The SQL Server Storage Engine requires indexes to be unique (internally, including any hidden uniquifier) at all times - as each row is processed - rather than at the start and end of the complete transaction. In more complex MERGE scenarios, this requires a Split (converting an update to a separate delete and insert), Sort, and an optional Collapse (turning adjacent inserts and updates on the same key into an update). More information.

As an aside, note that the issue does not occur if the target table is a heap (drop the clustered index to see this). I am not recommending this as a fix, just mentioning it to highlight the connection between maintaining index uniqueness at all times (clustered in the present case), and the Split-Sort-Collapse.
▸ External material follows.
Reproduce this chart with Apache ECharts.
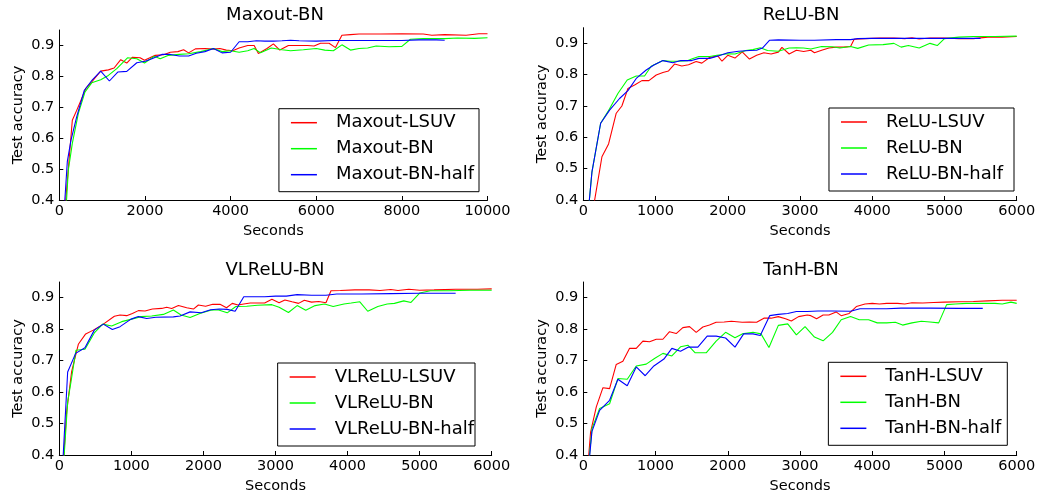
<!DOCTYPE html>
<html>
<head>
<meta charset="utf-8">
<script src="https://cdn.jsdelivr.net/npm/echarts@6/dist/echarts.min.js"></script>
<style>
html,body{margin:0;padding:0;background:#fff;}
#chart{width:1039px;height:500px;}
</style>
</head>
<body>
<div id="chart"></div>
<script>
// ---------- data: [seconds, test accuracy] ----------
var maxoutLSUV = [[145,0.39],[304,0.658],[406,0.69],[507,0.723],[616,0.76],[757,0.782],[967,0.817],[1146,0.821],[1279,0.827],[1435,0.854],[1575,0.843],[1708,0.862],[1887,0.86],[1990,0.852],[2240,0.868],[2435,0.87],[2592,0.878],[2770,0.88],[2903,0.886],[3020,0.876],[3177,0.889],[3400,0.89],[3600,0.888],[3750,0.89],[3900,0.885],[4050,0.883],[4200,0.892],[4400,0.9],[4550,0.9],[4650,0.874],[4850,0.89],[5000,0.905],[5150,0.885],[5350,0.9],[5550,0.9],[5800,0.9],[5950,0.898],[6100,0.907],[6300,0.907],[6450,0.893],[6600,0.933],[6800,0.935],[7000,0.937],[7500,0.937],[8000,0.938],[8500,0.937],[8700,0.933],[9000,0.935],[9500,0.933],[9800,0.938],[10000,0.938]];
var maxoutBN = [[165,0.39],[211,0.497],[304,0.583],[445,0.68],[601,0.75],[757,0.779],[967,0.789],[1146,0.803],[1342,0.825],[1592,0.86],[1810,0.857],[1990,0.843],[2217,0.865],[2357,0.857],[2552,0.868],[2802,0.871],[3020,0.873],[3300,0.88],[3600,0.89],[3800,0.88],[4000,0.883],[4200,0.878],[4400,0.883],[4550,0.89],[4700,0.876],[4950,0.892],[5200,0.886],[5400,0.883],[5700,0.886],[6000,0.89],[6200,0.885],[6400,0.883],[6600,0.902],[6800,0.885],[7000,0.89],[7200,0.892],[7400,0.898],[7700,0.896],[8000,0.897],[8200,0.92],[8500,0.922],[9000,0.922],[9300,0.924],[9700,0.923],[10000,0.925]];
var maxoutBNhalf = [[125,0.39],[187,0.524],[273,0.594],[406,0.669],[585,0.755],[772,0.789],[967,0.817],[1170,0.785],[1365,0.814],[1576,0.816],[1810,0.844],[2006,0.849],[2162,0.857],[2396,0.871],[2592,0.871],[2802,0.866],[3020,0.866],[3200,0.875],[3400,0.88],[3600,0.89],[3800,0.876],[4000,0.878],[4200,0.912],[4400,0.912],[4600,0.915],[4800,0.914],[5000,0.914],[5200,0.915],[5400,0.917],[5600,0.915],[6000,0.914],[6400,0.916],[7000,0.916],[8000,0.916],[8400,0.918],[8800,0.918],[9000,0.917]];

var reluLSUV = [[150,0.39],[258,0.538],[350,0.579],[456,0.677],[534,0.70],[618,0.756],[710,0.767],[811,0.781],[908,0.781],[1010,0.799],[1102,0.807],[1180,0.812],[1263,0.834],[1364,0.828],[1457,0.832],[1562,0.842],[1641,0.837],[1747,0.855],[1862,0.86],[1920,0.843],[2000,0.862],[2100,0.853],[2200,0.873],[2300,0.85],[2400,0.862],[2500,0.87],[2600,0.866],[2700,0.872],[2750,0.887],[2850,0.866],[2950,0.878],[3050,0.874],[3150,0.878],[3200,0.87],[3300,0.878],[3400,0.885],[3500,0.888],[3600,0.888],[3700,0.89],[3750,0.913],[3900,0.915],[4100,0.917],[4300,0.917],[4450,0.915],[4550,0.918],[4650,0.914],[4800,0.917],[5000,0.917],[5200,0.915],[5400,0.915],[5600,0.92],[5800,0.92],[6000,0.922]];
var reluBN = [[80,0.39],[120,0.49],[240,0.645],[341,0.682],[479,0.74],[608,0.783],[733,0.796],[848,0.796],[940,0.827],[1102,0.845],[1200,0.843],[1300,0.843],[1450,0.845],[1500,0.85],[1600,0.858],[1750,0.858],[1850,0.862],[2000,0.867],[2100,0.866],[2250,0.877],[2350,0.88],[2450,0.886],[2550,0.877],[2700,0.875],[2850,0.885],[2950,0.886],[3050,0.885],[3150,0.882],[3300,0.89],[3450,0.889],[3550,0.885],[3700,0.89],[3800,0.884],[3950,0.895],[4150,0.896],[4300,0.9],[4400,0.888],[4500,0.893],[4650,0.885],[4800,0.9],[4900,0.893],[5000,0.915],[5200,0.92],[5400,0.922],[5700,0.922],[6000,0.923]];
var reluBNhalf = [[80,0.39],[120,0.49],[240,0.645],[364,0.687],[502,0.724],[618,0.749],[733,0.788],[871,0.815],[977,0.831],[1102,0.845],[1240,0.838],[1350,0.845],[1500,0.845],[1600,0.852],[1750,0.852],[1900,0.862],[2000,0.87],[2150,0.875],[2300,0.877],[2400,0.878],[2480,0.885],[2580,0.91],[2700,0.911],[3000,0.91],[3200,0.91],[3500,0.912],[3700,0.912],[3800,0.915],[4000,0.916],[4500,0.916],[5000,0.916],[5500,0.916]];

var vlreluLSUV = [[60,0.39],[102,0.537],[171,0.665],[264,0.752],[366,0.785],[472,0.797],[611,0.816],[764,0.841],[843,0.845],[935,0.843],[1014,0.85],[1097,0.859],[1190,0.858],[1292,0.864],[1421,0.866],[1490,0.87],[1560,0.866],[1653,0.875],[1768,0.868],[1861,0.864],[1930,0.877],[2030,0.873],[2130,0.879],[2230,0.879],[2320,0.868],[2400,0.882],[2480,0.877],[2560,0.88],[2650,0.883],[2750,0.883],[2850,0.883],[2950,0.895],[3050,0.884],[3130,0.893],[3230,0.887],[3320,0.882],[3400,0.892],[3500,0.886],[3600,0.888],[3700,0.884],[3770,0.922],[3900,0.923],[4100,0.925],[4300,0.925],[4450,0.923],[4600,0.926],[4700,0.923],[4850,0.927],[5000,0.924],[5200,0.925],[5500,0.927],[5800,0.927],[6000,0.928]];
var vlreluBN = [[65,0.39],[116,0.569],[162,0.632],[231,0.733],[356,0.736],[486,0.788],[602,0.816],[727,0.81],[866,0.824],[1005,0.832],[1134,0.84],[1282,0.842],[1444,0.847],[1583,0.861],[1690,0.845],[1815,0.837],[1950,0.85],[2100,0.86],[2200,0.862],[2330,0.852],[2450,0.872],[2600,0.873],[2750,0.876],[2950,0.878],[3050,0.87],[3180,0.853],[3300,0.875],[3420,0.86],[3550,0.875],[3680,0.88],[3800,0.872],[3950,0.88],[4050,0.883],[4170,0.887],[4280,0.857],[4420,0.872],[4550,0.88],[4650,0.882],[4780,0.89],[4880,0.885],[5000,0.915],[5150,0.922],[5400,0.922],[5700,0.924],[6000,0.924]];
var vlreluBNhalf = [[52,0.39],[116,0.664],[227,0.723],[356,0.741],[486,0.797],[611,0.816],[736,0.799],[843,0.808],[995,0.832],[1097,0.84],[1213,0.834],[1338,0.838],[1583,0.839],[1676,0.842],[1815,0.855],[1970,0.852],[2100,0.862],[2220,0.864],[2330,0.863],[2440,0.857],[2560,0.903],[2700,0.903],[2850,0.903],[3000,0.905],[3150,0.905],[3300,0.91],[3500,0.908],[3700,0.908],[3850,0.912],[4200,0.912],[4600,0.913],[5000,0.914],[5500,0.914]];

var tanhLSUV = [[72,0.39],[101,0.473],[180,0.553],[272,0.614],[364,0.611],[456,0.688],[548,0.698],[641,0.739],[733,0.739],[825,0.762],[917,0.76],[1010,0.768],[1102,0.768],[1194,0.792],[1286,0.786],[1378,0.805],[1471,0.808],[1563,0.79],[1655,0.807],[1747,0.813],[1839,0.822],[1950,0.823],[2050,0.825],[2200,0.822],[2300,0.823],[2400,0.822],[2500,0.835],[2600,0.835],[2700,0.84],[2800,0.833],[2880,0.826],[2980,0.84],[3100,0.845],[3150,0.843],[3230,0.833],[3320,0.845],[3400,0.845],[3500,0.855],[3570,0.843],[3680,0.85],[3780,0.872],[3900,0.88],[4000,0.882],[4100,0.88],[4200,0.882],[4350,0.882],[4450,0.88],[4550,0.884],[4700,0.883],[4850,0.885],[5000,0.886],[5200,0.887],[5400,0.888],[5600,0.89],[5800,0.892],[6000,0.892]];
var tanhBN = [[82,0.39],[120,0.484],[226,0.548],[364,0.563],[479,0.643],[608,0.641],[733,0.683],[871,0.689],[986,0.707],[1102,0.723],[1226,0.715],[1346,0.744],[1448,0.749],[1549,0.725],[1701,0.725],[1839,0.762],[1970,0.79],[2100,0.773],[2200,0.785],[2350,0.79],[2460,0.785],[2570,0.742],[2700,0.812],[2830,0.817],[2950,0.782],[3070,0.808],[3200,0.775],[3320,0.763],[3450,0.79],[3570,0.83],[3700,0.84],[3820,0.83],[3950,0.83],[4070,0.82],[4200,0.82],[4320,0.822],[4420,0.813],[4550,0.82],[4680,0.825],[4800,0.823],[4920,0.82],[5030,0.878],[5150,0.88],[5300,0.882],[5500,0.882],[5700,0.882],[5800,0.88],[5920,0.886],[6000,0.882]];
var tanhBNhalf = [[85,0.39],[120,0.475],[226,0.542],[364,0.574],[479,0.641],[608,0.62],[733,0.68],[857,0.652],[977,0.683],[1116,0.705],[1226,0.739],[1346,0.73],[1457,0.743],[1586,0.743],[1715,0.778],[1839,0.778],[1970,0.772],[2100,0.743],[2220,0.785],[2350,0.785],[2450,0.78],[2580,0.843],[2700,0.847],[2830,0.85],[2950,0.856],[3100,0.856],[3250,0.858],[3450,0.858],[3700,0.857],[3830,0.865],[4000,0.865],[4200,0.865],[4400,0.867],[4800,0.867],[5200,0.866],[5530,0.866]];

var panelTitles = ['Maxout-BN', 'ReLU-BN', 'VLReLU-BN', 'TanH-BN'];
var seriesNames = [
  ['Maxout-LSUV', 'Maxout-BN', 'Maxout-BN-half'],
  ['ReLU-LSUV', 'ReLU-BN', 'ReLU-BN-half'],
  ['VLReLU-LSUV', 'VLReLU-BN', 'VLReLU-BN-half'],
  ['TanH-LSUV', 'TanH-BN', 'TanH-BN-half']
];
var seriesData = [
  [maxoutLSUV, maxoutBN, maxoutBNhalf],
  [reluLSUV, reluBN, reluBNhalf],
  [vlreluLSUV, vlreluBN, vlreluBNhalf],
  [tanhLSUV, tanhBN, tanhBNhalf]
];
var xMax = [10000, 6000, 6000, 6000];
var xInterval = [2000, 1000, 1000, 1000];
var yTicks = [0.4, 0.5, 0.6, 0.7, 0.8, 0.9];
var yMin = 0.4, yMax = 0.95;

// ---------- layout / style ----------
var colors = ['#ff0000', '#00ff00', '#0000ff'];
var FONT = 'DejaVu Sans';
var grids = [
  {left: 59.3, right: 551.5, top: 30, bottom: 300},
  {left: 583.3, right: 22.3, top: 27.7, bottom: 300},
  {left: 59.3, right: 547.3, top: 282, bottom: 45},
  {left: 583.3, right: 22.3, top: 282, bottom: 45}
];
var titlePos = [{x: 275, y: 6.5}, {x: 801, y: 6}, {x: 275, y: 261.5}, {x: 801, y: 261.5}];
var legendPos = [
  {right: 560, bottom: 308.3, pr: 5},
  {right: 25, bottom: 309, pr: 11},
  {right: 564, bottom: 54, pr: 1},
  {right: 31.7, bottom: 54.7, pr: 6}
];

var option = {
  backgroundColor: '#ffffff',
  animation: false,
  textStyle: {fontFamily: FONT},
  title: [], grid: [], xAxis: [], yAxis: [], legend: [], series: []
};

for (var i = 0; i < 4; i++) {
  option.title.push({
    text: panelTitles[i], left: titlePos[i].x, top: titlePos[i].y, textAlign: 'center', padding: 0,
    textStyle: {fontFamily: FONT, fontSize: 18, fontWeight: 'normal', color: '#000'}
  });
  option.grid.push(Object.assign({containLabel: false, outerBoundsMode: 'none'}, grids[i]));
  option.xAxis.push({
    type: 'value', gridIndex: i, min: 0, max: xMax[i], interval: xInterval[i],
    name: 'Seconds', nameLocation: 'middle', nameGap: 24,
    nameTextStyle: {fontFamily: FONT, fontSize: 14.5, color: '#000'},
    axisLine: {show: true, onZero: false, lineStyle: {color: '#000', width: 1}},
    axisTick: {show: true, inside: true, length: 4, lineStyle: {color: '#000'}},
    axisLabel: {fontFamily: FONT, fontSize: 14.5, color: '#000', margin: 4,
      formatter: function (v) { return String(v); }},
    splitLine: {show: false}
  });
  option.yAxis.push({
    type: 'value', gridIndex: i, min: yMin, max: yMax, interval: 0.1,
    name: 'Test accuracy', nameLocation: 'middle', nameGap: 34,
    nameTextStyle: {fontFamily: FONT, fontSize: 14.5, color: '#000'},
    axisLine: {show: true, onZero: false, lineStyle: {color: '#000', width: 1}},
    axisTick: {show: true, inside: true, length: 4, customValues: yTicks, lineStyle: {color: '#000'}},
    axisLabel: {fontFamily: FONT, fontSize: 14.5, color: '#000', margin: 5, customValues: yTicks,
      formatter: function (v) { return (Math.round(v * 10) / 10).toFixed(1); }},
    splitLine: {show: false}
  });
  option.legend.push({
    data: seriesNames[i], orient: 'vertical', right: legendPos[i].right, bottom: legendPos[i].bottom,
    padding: [5, legendPos[i].pr, 8, 12], itemGap: 8, itemWidth: 26, itemHeight: 1.5, icon: 'rect',
    borderColor: '#000', borderWidth: 1, backgroundColor: '#fff', borderRadius: 0,
    selectedMode: false,
    textStyle: {fontFamily: FONT, fontSize: 18, color: '#000', padding: [0, 0, 0, 14]}
  });
  for (var s = 0; s < 3; s++) {
    option.series.push({
      type: 'line', name: seriesNames[i][s], xAxisIndex: i, yAxisIndex: i,
      data: seriesData[i][s], symbol: 'none', showSymbol: false, clip: true,
      lineStyle: {color: colors[s], width: 1.1}, itemStyle: {color: colors[s]}
    });
  }
}

var chart = echarts.init(document.getElementById('chart'), null, {renderer: 'canvas'});
chart.setOption(option);
</script>
</body>
</html>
In simple MERGE queries, with suitable unique indexes, and a straightforward relationship between source and target rows (typically matching using an ON clause that features all key columns), the query optimizer can simplify much of the generic logic away, resulting in comparatively simple plans that do not require a Split-Sort-Collapse, or Segment-Sequence Project to check that target rows are only touched once.

In complex MERGE queries, with more opaque logic, the optimizer is usually unable to apply these simplifications, exposing much more of the fundamentally complex logic required for correct processing (product bugs notwithstanding, and there have been plenty).

Your query certainly qualifies as complex. The ON clause does not match the index keys (and I understand why), and the 'source table' is a self-join involving a ranking window function (again, with reasons):

MERGE MERGE_REPRO_TARGET AS targetTable
USING
(
    SELECT * FROM 
    (
        SELECT 
            *, 
            ROW_NUMBER() OVER (
                PARTITION BY ww,id, tenant 
                ORDER BY 
                (
                    SELECT COUNT(1) 
                    FROM MERGE_REPRO_SOURCE AS targetTable
                    WHERE 
                        targetTable.[ibi_bulk_id] = sourceTable.[ibi_bulk_id] 
                        AND targetTable.[ibi_row_id] <> sourceTable.[ibi_row_id] 
                        AND 
                        (
                            (targetTable.[ww] = sourceTable.[ww]) 
                            AND (targetTable.[id] = sourceTable.[id]) 
                            AND (targetTable.[tenant] = sourceTable.[tenant])
                        ) 
                        AND NOT ((targetTable.[sampletime] <= sourceTable.[sampletime]))
                ),
                sourceTable.ibi_row_id DESC
            ) AS idx
        FROM MERGE_REPRO_SOURCE sourceTable 
        WHERE [ibi_bulk_id] in (20150803110418887)
    ) AS bulkData
    where idx = 1
) AS sourceTable 
ON 
    (targetTable.[ww] = sourceTable.[ww]) 
    AND (targetTable.[id] = sourceTable.[id]) 
    AND (targetTable.[tenant] = sourceTable.[tenant])
...

This results in many extra computed columns, primarily associated with the Split and the data needed when an update is converted to an insert/update pair. These extra columns result in an intermediate row exceeding the allowed 8060 bytes at an earlier Sort - the one just after a Filter:

The Problem Sort

Note that the Filter has 1,319 columns (expressions and base columns) in its Output List. Attaching a debugger shows the call stack at the point the fatal exception is raised:

Stack Trace

Note in passing that the problem is not at the Spool - the exception there is converted to a warning about the potential for a row to be too large.

Why does update using merge is not succeeding, while insert does, and direct update also does?

A direct update does not have the same internal complexity as the MERGE. It is a fundamentally simpler operation that tends to simplify and optimizer better. Removing the NOT MATCHED clause may also remove enough of the complexity such that the error is not generated in some cases. That does not happen with the repro, however.

Ultimately, my advice is to avoid MERGE for larger or more complex tasks. My experience is that separate insert/update/delete statements tend to optimize better, are simpler to understand, and also often perform better overall, compared with MERGE.